Aim
For the copy, please give all of the data again exactly and leave the pictures out.

Source records
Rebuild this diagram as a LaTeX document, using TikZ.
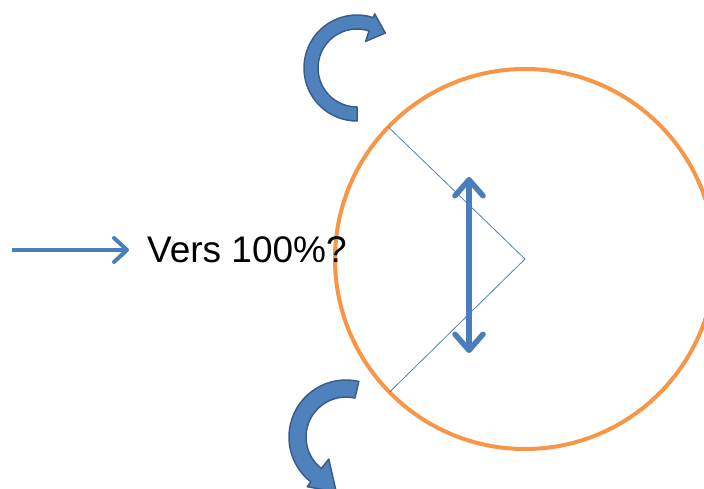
\documentclass[tikz,border=0pt]{standalone}
\usepackage{fontspec}
\setmainfont{Liberation Sans}
\usetikzlibrary{arrows.meta,calc}
\definecolor{arrowblue}{HTML}{4A7EBB}
\definecolor{fillblue}{HTML}{4F81BD}
\definecolor{edgeblue}{HTML}{385D8A}
\definecolor{ringorange}{HTML}{F79646}
\tikzset{
  curvedarrow/.style={fill=fillblue,draw=edgeblue,line width=1.5pt,line join=round},
  thinline/.style={draw=fillblue,line width=0.8pt},
  ring/.style={draw=ringorange,line width=4pt},
  bigarrow/.style={draw=arrowblue,line width=5.5pt,line cap=round,
    arrows={Straight Barb[length=16pt,width=28pt,line cap=round,line join=round]-Straight Barb[length=16pt,width=28pt,line cap=round,line join=round]}},
  leftarrow/.style={draw=arrowblue,line width=4pt,
    -{Straight Barb[length=13pt,width=24pt,line cap=round,line join=round]}},
  label/.style={inner sep=0pt,font=\fontsize{37}{40}\selectfont}
}
\begin{document}
\begin{tikzpicture}[x=1pt,y=1pt,yscale=-1]
\useasboundingbox (0,0) rectangle (704,488);
\clip (0,0) rectangle (704,488);
\coordinate (c) at (525,259);
\coordinate (t) at (357,68);
\coordinate (b) at (346,437);
% ring
\draw[ring] (c) circle[radius=190];
% radii
\coordinate (p1) at ($(c)+(224:190)$);
\coordinate (p2) at ($(c)+(135.5:190)$);
\draw[thinline] (p1) -- (c);
\draw[thinline] (p2) -- (c);
% double arrow
\coordinate (dtop) at (469,177);
\coordinate (dbot) at (469,353);
\draw[bigarrow] (dtop) -- (dbot);
% left arrow and text
\coordinate (la) at (12,250);
\node[label,anchor=base west] (txt) at (147,262) {Vers 100\%?};
\coordinate (lb) at (129,250);
\draw[leftarrow] (la) -- (lb);
% top curved arrow
\path[curvedarrow] ($(t)+(90:53)$) arc[start angle=90,end angle=288,radius=53]
  -- ($(t)+(288:57)$) -- ($(t)+(309:45)$) -- ($(t)+(288:28)$) -- ($(t)+(288:39)$)
  arc[start angle=288,end angle=90,radius=39] -- cycle;
% bottom curved arrow
\path[curvedarrow] ($(b)+(283:57)$) arc[start angle=283,end angle=128,radius=57]
  -- ($(b)+(128:63)$) -- ($(b)+(100:56)$) -- ($(b)+(128:28)$) -- ($(b)+(128:40)$)
  arc[start angle=128,end angle=283,radius=40] -- cycle;
\end{tikzpicture}
\end{document}
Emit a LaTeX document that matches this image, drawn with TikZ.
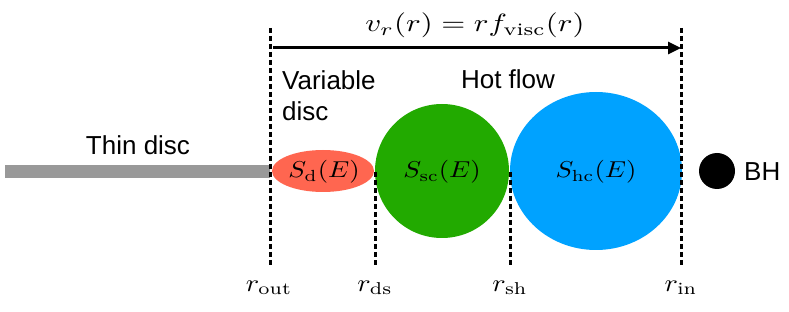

Full solution
Rebuild this diagram as a LaTeX document, using TikZ.
\documentclass[tikz,border=0pt]{standalone}
\usepackage{fontspec}
\setmainfont{Liberation Sans}
\usetikzlibrary{arrows.meta,calc}
\definecolor{arrowblue}{HTML}{4A7EBB}
\definecolor{fillblue}{HTML}{4F81BD}
\definecolor{edgeblue}{HTML}{385D8A}
\definecolor{ringorange}{HTML}{F79646}
\tikzset{
  curvedarrow/.style={fill=fillblue,draw=edgeblue,line width=1.5pt,line join=round},
  thinline/.style={draw=fillblue,line width=0.8pt},
  ring/.style={draw=ringorange,line width=4pt},
  bigarrow/.style={draw=arrowblue,line width=5.5pt,line cap=round,
    arrows={Straight Barb[length=16pt,width=28pt,line cap=round,line join=round]-Straight Barb[length=16pt,width=28pt,line cap=round,line join=round]}},
  leftarrow/.style={draw=arrowblue,line width=4pt,
    -{Straight Barb[length=13pt,width=24pt,line cap=round,line join=round]}},
  label/.style={inner sep=0pt,font=\fontsize{37}{40}\selectfont}
}
\begin{document}
\begin{tikzpicture}[x=1pt,y=1pt,yscale=-1]
\useasboundingbox (0,0) rectangle (704,488);
\clip (0,0) rectangle (704,488);
\coordinate (c) at (525,259);
\coordinate (t) at (357,68);
\coordinate (b) at (346,437);
% ring
\draw[ring] (c) circle[radius=190];
% radii
\coordinate (p1) at ($(c)+(224:190)$);
\coordinate (p2) at ($(c)+(135.5:190)$);
\draw[thinline] (p1) -- (c);
\draw[thinline] (p2) -- (c);
% double arrow
\coordinate (dtop) at (469,177);
\coordinate (dbot) at (469,353);
\draw[bigarrow] (dtop) -- (dbot);
% left arrow and text
\coordinate (la) at (12,250);
\node[label,anchor=base west] (txt) at (147,262) {Vers 100\%?};
\coordinate (lb) at (129,250);
\draw[leftarrow] (la) -- (lb);
% top curved arrow
\path[curvedarrow] ($(t)+(90:53)$) arc[start angle=90,end angle=288,radius=53]
  -- ($(t)+(288:57)$) -- ($(t)+(309:45)$) -- ($(t)+(288:28)$) -- ($(t)+(288:39)$)
  arc[start angle=288,end angle=90,radius=39] -- cycle;
% bottom curved arrow
\path[curvedarrow] ($(b)+(283:57)$) arc[start angle=283,end angle=128,radius=57]
  -- ($(b)+(128:63)$) -- ($(b)+(100:56)$) -- ($(b)+(128:28)$) -- ($(b)+(128:40)$)
  arc[start angle=128,end angle=283,radius=40] -- cycle;
\end{tikzpicture}
\end{document}
Emit a LaTeX document that matches this image, drawn with TikZ.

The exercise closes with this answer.